+++ Data extract +++

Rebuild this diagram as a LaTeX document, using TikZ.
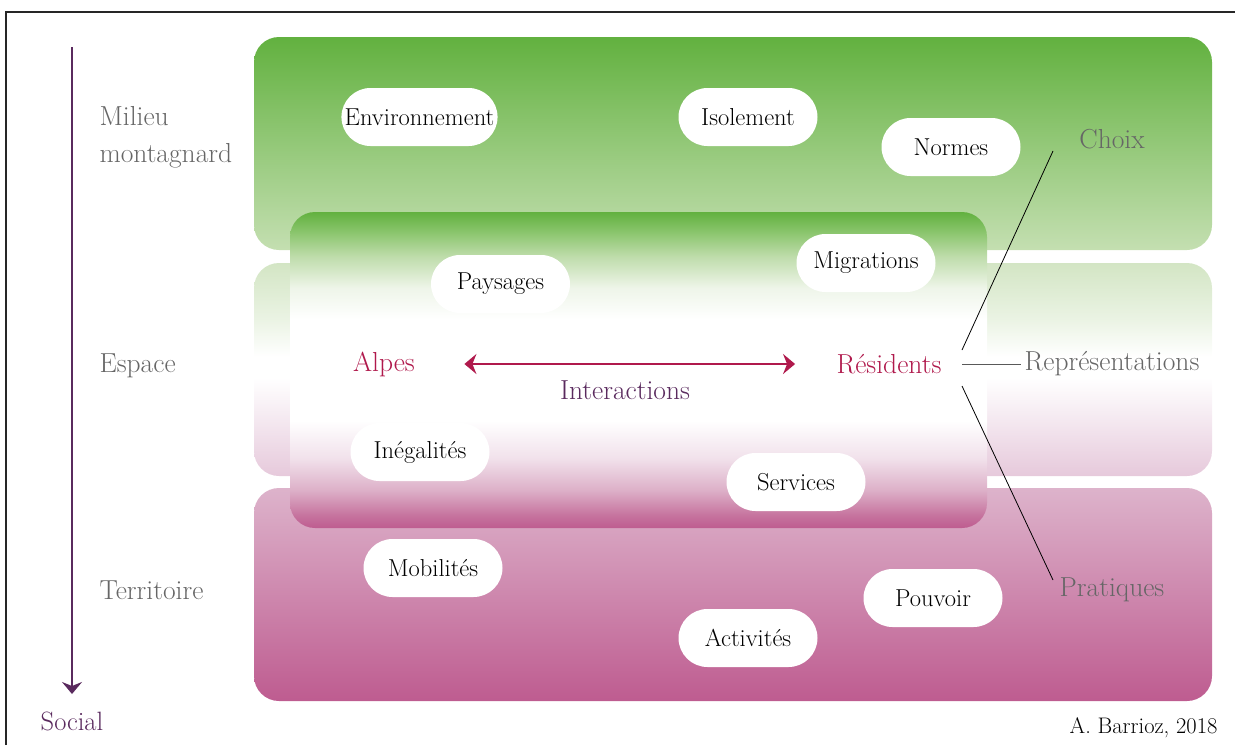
\documentclass[tikz,border=0pt]{standalone}
\usetikzlibrary{shapes.misc,arrows.meta}
\definecolor{gD}{HTML}{62B13F}
\definecolor{gA}{HTML}{88C46A}
\definecolor{gB}{HTML}{BEDCAA}
\definecolor{gC}{HTML}{EEF5E9}
\definecolor{gL}{HTML}{C4DFB1}
\definecolor{bandTop}{HTML}{D3E5C4}
\definecolor{bandG}{HTML}{EAF3E3}
\definecolor{bandP}{HTML}{F4E8F0}
\definecolor{bandBot}{HTML}{E6C9DB}
\definecolor{pkL}{HTML}{DDB3CB}
\definecolor{pkD}{HTML}{BE5C90}
\definecolor{pkA}{HTML}{C6739E}
\definecolor{pkB}{HTML}{DDB0C8}
\definecolor{pkC}{HTML}{F1E1EB}
\definecolor{labgray}{HTML}{666666}
\definecolor{purp}{HTML}{5A2A5E}
\definecolor{crim}{HTML}{B0194C}
\pgfdeclareverticalshading{innershade}{100bp}{color(0bp)=(pkD); color(25bp)=(pkD); color(27bp)=(pkA); color(31bp)=(pkB); color(36bp)=(pkC); color(42bp)=(white); color(58bp)=(white); color(63bp)=(gC); color(68bp)=(gB); color(72bp)=(gA); color(75bp)=(gD); color(100bp)=(gD)}
\pgfdeclareverticalshading{bandshade}{100bp}{color(0bp)=(bandBot); color(25bp)=(bandBot); color(38bp)=(bandP); color(48bp)=(white); color(53bp)=(white); color(62bp)=(bandG); color(75bp)=(bandTop); color(100bp)=(bandTop)}
\tikzset{
  lbl/.style={font=\fontsize{27.5}{37}\selectfont, text=labgray},
  pill/.style={rounded rectangle, fill=white, minimum width=143, minimum height=58, inner xsep=2, font=\fontsize{24.5}{28}\selectfont, text=black},
  conn/.style={line width=0.8pt, black},
  big/.style={font=\fontsize{27.5}{30}\selectfont},
  >={Stealth[length=12pt,width=20pt,inset=4pt]},
}
\begin{document}
\begin{tikzpicture}[x=1pt,y=-1pt]
\useasboundingbox (0,0) rectangle (1235,745);
% frame
\draw[line width=1.3pt, black!85] (6,745) -- (6,12) -- (1235,12);
% bands
\shade[top color=gD, bottom color=gL, rounded corners=25] (254,37) rectangle (1212,250);
\shade[shading=bandshade, rounded corners=25] (254,263) rectangle (1212,476);
\shade[top color=pkL, bottom color=pkD, rounded corners=25] (254,488) rectangle (1212,701);
% inner box
\shade[shading=innershade, rounded corners=25] (290,212) rectangle (987,528);
% pills
\node[pill] (env) at (419.5,117) {Environnement};
\node[pill] (iso) at (748,117) {Isolement};
\node[pill] (nor) at (951,147) {Normes};
\node[pill] (pay) at (500.5,284) {Paysages};
\node[pill] (mig) at (866,263) {Migrations};
\node[pill] (ine) at (420,452) {Inégalités};
\node[pill] (ser) at (796,482) {Services};
\node[pill] (mob) at (433,568) {Mobilités};
\node[pill] (pou) at (933,598) {Pouvoir};
\node[pill] (act) at (748,638) {Activités};
% left labels
\node[lbl, anchor=west, align=left] (milieu) at (96,137) {Milieu\\montagnard};
\node[lbl, anchor=west] (espace) at (96,366) {Espace};
\node[lbl, anchor=west] (terr) at (96,590) {Territoire};
\node[font=\fontsize{26.5}{30}\selectfont, text=purp] (social) at (72,721) {Social};
\coordinate (atop) at (72,47);
\coordinate (abot) at (72,694);
\draw[purp, line width=2pt, ->] (atop) -- (abot);
% center
\node[big, text=crim] (alpes) at (384,364) {Alpes};
\node[big, text=crim] (res) at (889,364) {Résidents};
\node[big, text=purp] (inter) at (625,390) {Interactions};
\draw[crim, line width=2pt, <->] ([xshift=46pt]alpes.east) -- ([xshift=-38pt]res.west);
% right labels
\node[lbl] (choix) at (1112,139) {Choix};
\node[lbl] (rep) at (1112,364) {Représentations};
\node[lbl] (prat) at (1112,590) {Pratiques};
\coordinate (r1) at (962,350);
\coordinate (r2) at (962,364);
\coordinate (r3) at (962,386);
\coordinate (c1) at (1053,151);
\coordinate (c3) at (1053,580);
\draw[conn] (r1) -- (c1);
\draw[line width=0.9pt, black!65] (r2) -- (rep.west);
\draw[conn] (r3) -- (c3);
% credit
\node[font=\fontsize{22.5}{26}\selectfont, text=black, anchor=east] (credit) at (1221,728) {A. Barrioz, 2018};
\end{tikzpicture}
\end{document}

+++

- What this task involves -
Reproduce each line word for word and drop the pictures.

- Final answer -
Rebuild this diagram as a LaTeX document, using TikZ.
\documentclass[tikz,border=0pt]{standalone}
\usetikzlibrary{shapes.misc,arrows.meta}
\definecolor{gD}{HTML}{62B13F}
\definecolor{gA}{HTML}{88C46A}
\definecolor{gB}{HTML}{BEDCAA}
\definecolor{gC}{HTML}{EEF5E9}
\definecolor{gL}{HTML}{C4DFB1}
\definecolor{bandTop}{HTML}{D3E5C4}
\definecolor{bandG}{HTML}{EAF3E3}
\definecolor{bandP}{HTML}{F4E8F0}
\definecolor{bandBot}{HTML}{E6C9DB}
\definecolor{pkL}{HTML}{DDB3CB}
\definecolor{pkD}{HTML}{BE5C90}
\definecolor{pkA}{HTML}{C6739E}
\definecolor{pkB}{HTML}{DDB0C8}
\definecolor{pkC}{HTML}{F1E1EB}
\definecolor{labgray}{HTML}{666666}
\definecolor{purp}{HTML}{5A2A5E}
\definecolor{crim}{HTML}{B0194C}
\pgfdeclareverticalshading{innershade}{100bp}{color(0bp)=(pkD); color(25bp)=(pkD); color(27bp)=(pkA); color(31bp)=(pkB); color(36bp)=(pkC); color(42bp)=(white); color(58bp)=(white); color(63bp)=(gC); color(68bp)=(gB); color(72bp)=(gA); color(75bp)=(gD); color(100bp)=(gD)}
\pgfdeclareverticalshading{bandshade}{100bp}{color(0bp)=(bandBot); color(25bp)=(bandBot); color(38bp)=(bandP); color(48bp)=(white); color(53bp)=(white); color(62bp)=(bandG); color(75bp)=(bandTop); color(100bp)=(bandTop)}
\tikzset{
  lbl/.style={font=\fontsize{27.5}{37}\selectfont, text=labgray},
  pill/.style={rounded rectangle, fill=white, minimum width=143, minimum height=58, inner xsep=2, font=\fontsize{24.5}{28}\selectfont, text=black},
  conn/.style={line width=0.8pt, black},
  big/.style={font=\fontsize{27.5}{30}\selectfont},
  >={Stealth[length=12pt,width=20pt,inset=4pt]},
}
\begin{document}
\begin{tikzpicture}[x=1pt,y=-1pt]
\useasboundingbox (0,0) rectangle (1235,745);
% frame
\draw[line width=1.3pt, black!85] (6,745) -- (6,12) -- (1235,12);
% bands
\shade[top color=gD, bottom color=gL, rounded corners=25] (254,37) rectangle (1212,250);
\shade[shading=bandshade, rounded corners=25] (254,263) rectangle (1212,476);
\shade[top color=pkL, bottom color=pkD, rounded corners=25] (254,488) rectangle (1212,701);
% inner box
\shade[shading=innershade, rounded corners=25] (290,212) rectangle (987,528);
% pills
\node[pill] (env) at (419.5,117) {Environnement};
\node[pill] (iso) at (748,117) {Isolement};
\node[pill] (nor) at (951,147) {Normes};
\node[pill] (pay) at (500.5,284) {Paysages};
\node[pill] (mig) at (866,263) {Migrations};
\node[pill] (ine) at (420,452) {Inégalités};
\node[pill] (ser) at (796,482) {Services};
\node[pill] (mob) at (433,568) {Mobilités};
\node[pill] (pou) at (933,598) {Pouvoir};
\node[pill] (act) at (748,638) {Activités};
% left labels
\node[lbl, anchor=west, align=left] (milieu) at (96,137) {Milieu\\montagnard};
\node[lbl, anchor=west] (espace) at (96,366) {Espace};
\node[lbl, anchor=west] (terr) at (96,590) {Territoire};
\node[font=\fontsize{26.5}{30}\selectfont, text=purp] (social) at (72,721) {Social};
\coordinate (atop) at (72,47);
\coordinate (abot) at (72,694);
\draw[purp, line width=2pt, ->] (atop) -- (abot);
% center
\node[big, text=crim] (alpes) at (384,364) {Alpes};
\node[big, text=crim] (res) at (889,364) {Résidents};
\node[big, text=purp] (inter) at (625,390) {Interactions};
\draw[crim, line width=2pt, <->] ([xshift=46pt]alpes.east) -- ([xshift=-38pt]res.west);
% right labels
\node[lbl] (choix) at (1112,139) {Choix};
\node[lbl] (rep) at (1112,364) {Représentations};
\node[lbl] (prat) at (1112,590) {Pratiques};
\coordinate (r1) at (962,350);
\coordinate (r2) at (962,364);
\coordinate (r3) at (962,386);
\coordinate (c1) at (1053,151);
\coordinate (c3) at (1053,580);
\draw[conn] (r1) -- (c1);
\draw[line width=0.9pt, black!65] (r2) -- (rep.west);
\draw[conn] (r3) -- (c3);
% credit
\node[font=\fontsize{22.5}{26}\selectfont, text=black, anchor=east] (credit) at (1221,728) {A. Barrioz, 2018};
\end{tikzpicture}
\end{document}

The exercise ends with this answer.